**Data supplied**
########

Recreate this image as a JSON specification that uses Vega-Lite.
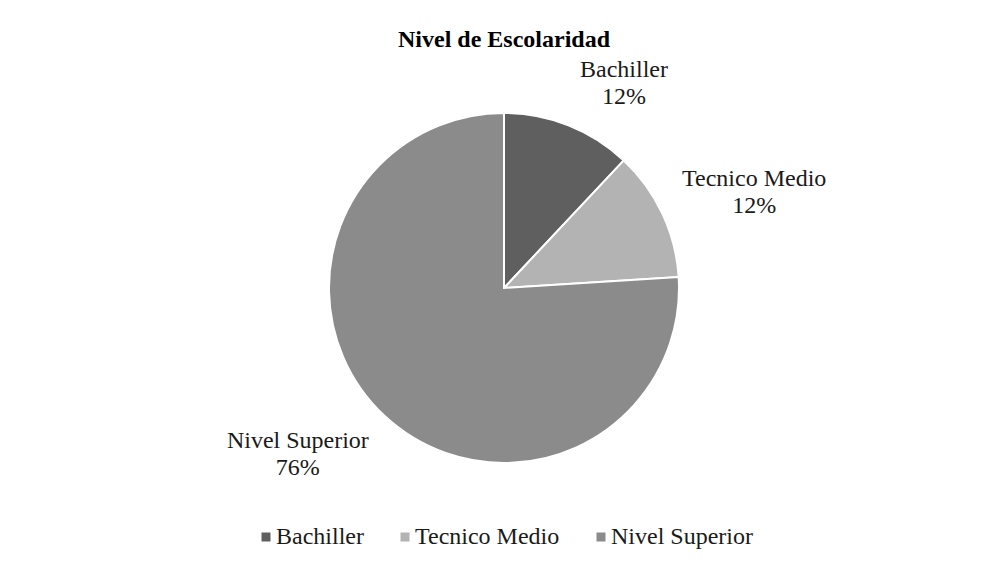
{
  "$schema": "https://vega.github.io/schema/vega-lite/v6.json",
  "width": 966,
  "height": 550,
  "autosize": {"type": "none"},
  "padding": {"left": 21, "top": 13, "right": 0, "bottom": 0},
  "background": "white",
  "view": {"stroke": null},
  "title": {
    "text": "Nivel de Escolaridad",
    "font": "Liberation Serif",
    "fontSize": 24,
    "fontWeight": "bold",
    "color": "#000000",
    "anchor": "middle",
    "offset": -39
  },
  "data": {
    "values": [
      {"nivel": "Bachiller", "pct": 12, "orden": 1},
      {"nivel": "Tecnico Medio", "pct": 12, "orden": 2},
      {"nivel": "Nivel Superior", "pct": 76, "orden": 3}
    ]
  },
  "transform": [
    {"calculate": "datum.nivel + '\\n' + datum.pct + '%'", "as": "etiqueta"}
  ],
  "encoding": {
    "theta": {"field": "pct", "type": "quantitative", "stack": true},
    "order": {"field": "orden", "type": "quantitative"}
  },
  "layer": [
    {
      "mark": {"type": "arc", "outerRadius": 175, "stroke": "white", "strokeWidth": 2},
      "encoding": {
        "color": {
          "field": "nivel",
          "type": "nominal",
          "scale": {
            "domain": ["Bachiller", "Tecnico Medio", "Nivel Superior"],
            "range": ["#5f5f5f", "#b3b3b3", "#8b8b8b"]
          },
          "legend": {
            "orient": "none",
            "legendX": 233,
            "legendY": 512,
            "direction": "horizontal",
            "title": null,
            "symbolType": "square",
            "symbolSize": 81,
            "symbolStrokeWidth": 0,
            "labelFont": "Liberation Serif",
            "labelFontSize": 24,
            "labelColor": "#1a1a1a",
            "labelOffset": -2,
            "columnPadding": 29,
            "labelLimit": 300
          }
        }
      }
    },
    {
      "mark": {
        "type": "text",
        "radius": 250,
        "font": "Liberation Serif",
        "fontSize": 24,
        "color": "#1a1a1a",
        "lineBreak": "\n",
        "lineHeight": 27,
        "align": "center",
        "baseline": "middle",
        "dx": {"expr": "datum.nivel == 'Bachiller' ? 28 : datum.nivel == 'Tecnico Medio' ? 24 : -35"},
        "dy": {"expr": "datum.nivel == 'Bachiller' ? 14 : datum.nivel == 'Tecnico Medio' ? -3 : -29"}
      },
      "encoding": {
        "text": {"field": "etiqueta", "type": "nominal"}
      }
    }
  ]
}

########

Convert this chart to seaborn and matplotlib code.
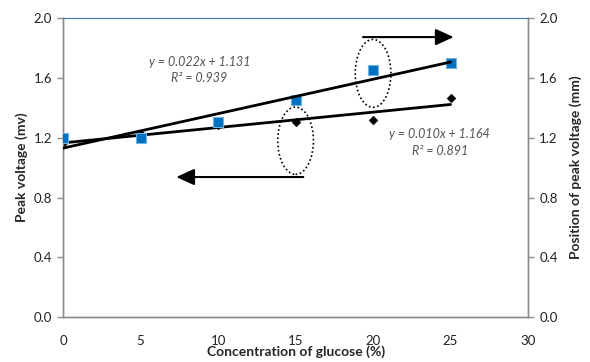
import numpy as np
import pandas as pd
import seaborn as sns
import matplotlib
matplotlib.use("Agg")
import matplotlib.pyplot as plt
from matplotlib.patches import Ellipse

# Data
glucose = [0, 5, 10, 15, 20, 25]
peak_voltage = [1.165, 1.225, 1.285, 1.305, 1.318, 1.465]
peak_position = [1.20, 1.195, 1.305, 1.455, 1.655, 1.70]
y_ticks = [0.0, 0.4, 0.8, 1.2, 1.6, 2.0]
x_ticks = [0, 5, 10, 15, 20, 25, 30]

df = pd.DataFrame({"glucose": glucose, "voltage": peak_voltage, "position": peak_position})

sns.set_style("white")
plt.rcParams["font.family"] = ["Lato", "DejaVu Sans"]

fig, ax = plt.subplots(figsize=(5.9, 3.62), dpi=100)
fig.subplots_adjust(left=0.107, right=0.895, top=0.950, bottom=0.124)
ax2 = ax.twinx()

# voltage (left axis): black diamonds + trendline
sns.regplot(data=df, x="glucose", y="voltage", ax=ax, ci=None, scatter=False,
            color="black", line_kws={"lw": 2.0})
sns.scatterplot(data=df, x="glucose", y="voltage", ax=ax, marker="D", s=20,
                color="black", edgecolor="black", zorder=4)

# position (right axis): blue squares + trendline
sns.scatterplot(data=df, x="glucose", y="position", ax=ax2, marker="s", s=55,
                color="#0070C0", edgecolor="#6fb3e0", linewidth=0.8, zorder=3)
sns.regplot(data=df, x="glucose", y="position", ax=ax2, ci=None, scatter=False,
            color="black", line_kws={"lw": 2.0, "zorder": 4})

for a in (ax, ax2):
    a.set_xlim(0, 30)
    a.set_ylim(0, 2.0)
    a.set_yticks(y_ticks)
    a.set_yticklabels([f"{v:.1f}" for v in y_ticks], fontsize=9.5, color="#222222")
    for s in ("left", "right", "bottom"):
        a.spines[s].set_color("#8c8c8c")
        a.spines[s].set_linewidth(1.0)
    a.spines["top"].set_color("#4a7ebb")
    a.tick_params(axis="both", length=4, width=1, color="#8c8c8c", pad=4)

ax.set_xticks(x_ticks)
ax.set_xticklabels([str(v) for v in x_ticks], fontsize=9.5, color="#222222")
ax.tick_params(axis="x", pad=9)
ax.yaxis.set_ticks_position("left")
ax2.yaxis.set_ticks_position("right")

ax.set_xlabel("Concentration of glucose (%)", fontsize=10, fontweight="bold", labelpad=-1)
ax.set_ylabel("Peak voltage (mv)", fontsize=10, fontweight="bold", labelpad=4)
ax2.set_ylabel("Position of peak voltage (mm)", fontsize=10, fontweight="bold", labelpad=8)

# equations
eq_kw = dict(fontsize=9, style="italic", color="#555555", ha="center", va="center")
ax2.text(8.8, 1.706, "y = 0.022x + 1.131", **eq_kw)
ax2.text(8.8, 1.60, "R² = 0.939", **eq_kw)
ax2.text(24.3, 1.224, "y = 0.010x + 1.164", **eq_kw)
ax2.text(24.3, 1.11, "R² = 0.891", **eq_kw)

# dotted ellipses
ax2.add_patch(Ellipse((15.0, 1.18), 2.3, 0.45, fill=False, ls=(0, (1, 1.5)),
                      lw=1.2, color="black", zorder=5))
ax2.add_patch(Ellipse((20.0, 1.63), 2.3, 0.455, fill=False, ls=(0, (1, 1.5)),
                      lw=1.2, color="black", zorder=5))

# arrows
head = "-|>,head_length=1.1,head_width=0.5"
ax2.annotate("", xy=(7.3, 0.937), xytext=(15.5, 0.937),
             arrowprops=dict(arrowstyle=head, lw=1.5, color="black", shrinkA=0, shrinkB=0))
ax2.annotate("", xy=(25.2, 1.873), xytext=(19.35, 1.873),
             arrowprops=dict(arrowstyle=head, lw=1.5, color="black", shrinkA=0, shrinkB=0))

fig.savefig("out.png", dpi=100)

########

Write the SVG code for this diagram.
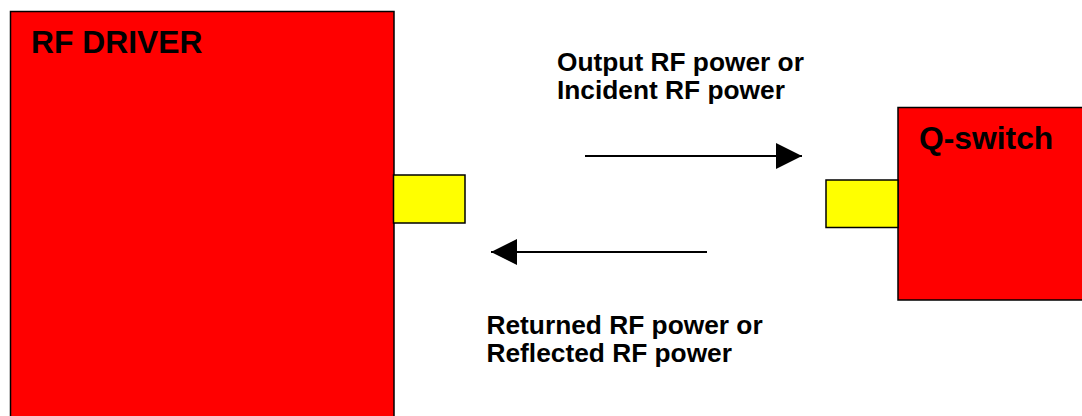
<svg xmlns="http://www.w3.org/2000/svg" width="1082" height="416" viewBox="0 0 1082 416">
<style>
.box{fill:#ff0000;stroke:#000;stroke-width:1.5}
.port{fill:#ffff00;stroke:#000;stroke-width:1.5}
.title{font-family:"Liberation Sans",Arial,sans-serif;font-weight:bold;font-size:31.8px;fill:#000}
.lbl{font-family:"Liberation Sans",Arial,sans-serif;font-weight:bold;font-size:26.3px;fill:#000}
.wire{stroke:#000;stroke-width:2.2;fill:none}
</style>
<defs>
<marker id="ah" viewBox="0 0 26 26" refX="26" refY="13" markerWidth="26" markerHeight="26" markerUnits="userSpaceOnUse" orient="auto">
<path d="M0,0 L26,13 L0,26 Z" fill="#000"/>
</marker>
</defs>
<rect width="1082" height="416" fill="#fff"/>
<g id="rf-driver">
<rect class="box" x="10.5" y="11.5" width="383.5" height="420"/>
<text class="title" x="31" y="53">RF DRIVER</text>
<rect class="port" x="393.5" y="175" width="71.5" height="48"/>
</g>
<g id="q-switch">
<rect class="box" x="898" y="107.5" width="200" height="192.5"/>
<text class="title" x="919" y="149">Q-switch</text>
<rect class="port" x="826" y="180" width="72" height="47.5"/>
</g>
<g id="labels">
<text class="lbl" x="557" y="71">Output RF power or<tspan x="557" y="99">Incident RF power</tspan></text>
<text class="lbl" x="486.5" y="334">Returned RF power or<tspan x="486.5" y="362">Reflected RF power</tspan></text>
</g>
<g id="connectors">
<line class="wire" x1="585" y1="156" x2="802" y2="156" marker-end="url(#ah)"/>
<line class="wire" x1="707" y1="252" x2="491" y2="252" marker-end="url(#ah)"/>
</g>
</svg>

########

**Given exercise**
Count how many lines above contain the word "code". Reply with the number alone.

**Task answer**
2